Data extract —
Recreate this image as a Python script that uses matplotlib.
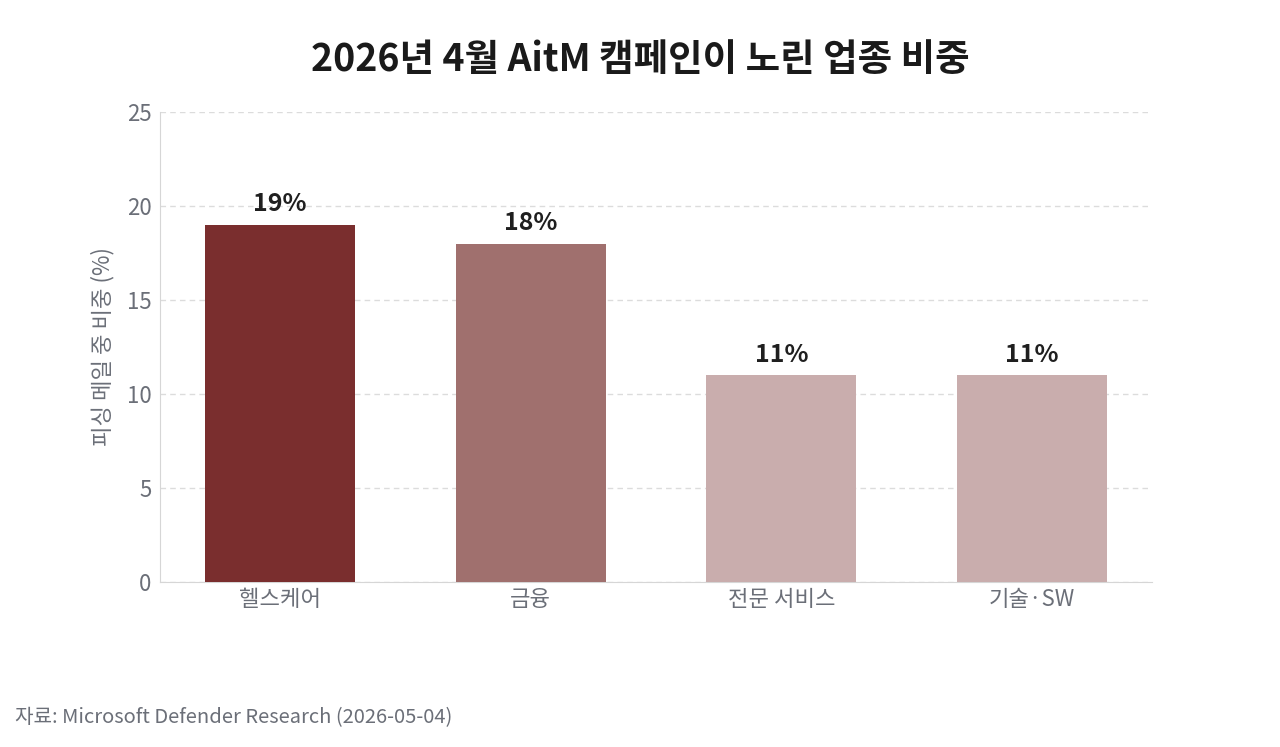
import matplotlib
matplotlib.use("Agg")
import matplotlib.pyplot as plt

plt.rcParams['font.family'] = ['Noto Sans CJK KR', 'DejaVu Sans']

categories = ['헬스케어', '금융', '전문 서비스', '기술·SW']
shares = [19, 18, 11, 11]
bar_colors = ['#7a2e2e', '#a0706e', '#c9adad', '#c9adad']
yticks = [0, 5, 10, 15, 20, 25]

fig = plt.figure(figsize=(12.8, 7.47), dpi=100)
ax = fig.add_axes([0.125, 0.2209, 0.775, 0.6291])

x = list(range(len(categories)))
ax.bar(x, shares, width=0.6, color=bar_colors, zorder=3)
for xi, v in zip(x, shares):
    ax.text(xi, v + 0.45, f'{v}%', ha='center', va='bottom', fontsize=18,
            fontweight='bold', color='#1f1f1f')

ax.set_xlim(-0.48, 3.48)
ax.set_ylim(0, 25)
ax.set_yticks(yticks)
ax.set_xticks(x)
ax.set_xticklabels(categories)
ax.tick_params(axis='both', length=0, labelsize=16, colors='#6b6f78')
ax.tick_params(axis='x', pad=4)
ax.tick_params(axis='y', pad=6)
ax.yaxis.grid(True, linestyle=(0, (4, 3)), color='#dcdcdc', linewidth=1, zorder=0)
for s in ['top', 'right']:
    ax.spines[s].set_visible(False)
for s in ['left', 'bottom']:
    ax.spines[s].set_color('#d6d6d6')
ax.set_ylabel('피싱 메일 중 비중 (%)', fontsize=16, color='#6b6f78', labelpad=9)

fig.text(0.5, 0.92, '2026년 4월 AitM 캠페인이 노린 업종 비중', ha='center', va='center',
         fontsize=27, fontweight='bold', color='#1a1a1a')
fig.text(0.012, 0.039, '자료: Microsoft Defender Research (2026-05-04)', ha='left', va='center',
         fontsize=14.5, color='#6b6f78')

fig.savefig('out.png', dpi=100)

Brief —
Without the pictures, write out all of the material exactly.

Result below —
Recreate this image as a Python script that uses matplotlib.
import matplotlib
matplotlib.use("Agg")
import matplotlib.pyplot as plt

plt.rcParams['font.family'] = ['Noto Sans CJK KR', 'DejaVu Sans']

categories = ['헬스케어', '금융', '전문 서비스', '기술·SW']
shares = [19, 18, 11, 11]
bar_colors = ['#7a2e2e', '#a0706e', '#c9adad', '#c9adad']
yticks = [0, 5, 10, 15, 20, 25]

fig = plt.figure(figsize=(12.8, 7.47), dpi=100)
ax = fig.add_axes([0.125, 0.2209, 0.775, 0.6291])

x = list(range(len(categories)))
ax.bar(x, shares, width=0.6, color=bar_colors, zorder=3)
for xi, v in zip(x, shares):
    ax.text(xi, v + 0.45, f'{v}%', ha='center', va='bottom', fontsize=18,
            fontweight='bold', color='#1f1f1f')

ax.set_xlim(-0.48, 3.48)
ax.set_ylim(0, 25)
ax.set_yticks(yticks)
ax.set_xticks(x)
ax.set_xticklabels(categories)
ax.tick_params(axis='both', length=0, labelsize=16, colors='#6b6f78')
ax.tick_params(axis='x', pad=4)
ax.tick_params(axis='y', pad=6)
ax.yaxis.grid(True, linestyle=(0, (4, 3)), color='#dcdcdc', linewidth=1, zorder=0)
for s in ['top', 'right']:
    ax.spines[s].set_visible(False)
for s in ['left', 'bottom']:
    ax.spines[s].set_color('#d6d6d6')
ax.set_ylabel('피싱 메일 중 비중 (%)', fontsize=16, color='#6b6f78', labelpad=9)

fig.text(0.5, 0.92, '2026년 4월 AitM 캠페인이 노린 업종 비중', ha='center', va='center',
         fontsize=27, fontweight='bold', color='#1a1a1a')
fig.text(0.012, 0.039, '자료: Microsoft Defender Research (2026-05-04)', ha='left', va='center',
         fontsize=14.5, color='#6b6f78')

fig.savefig('out.png', dpi=100)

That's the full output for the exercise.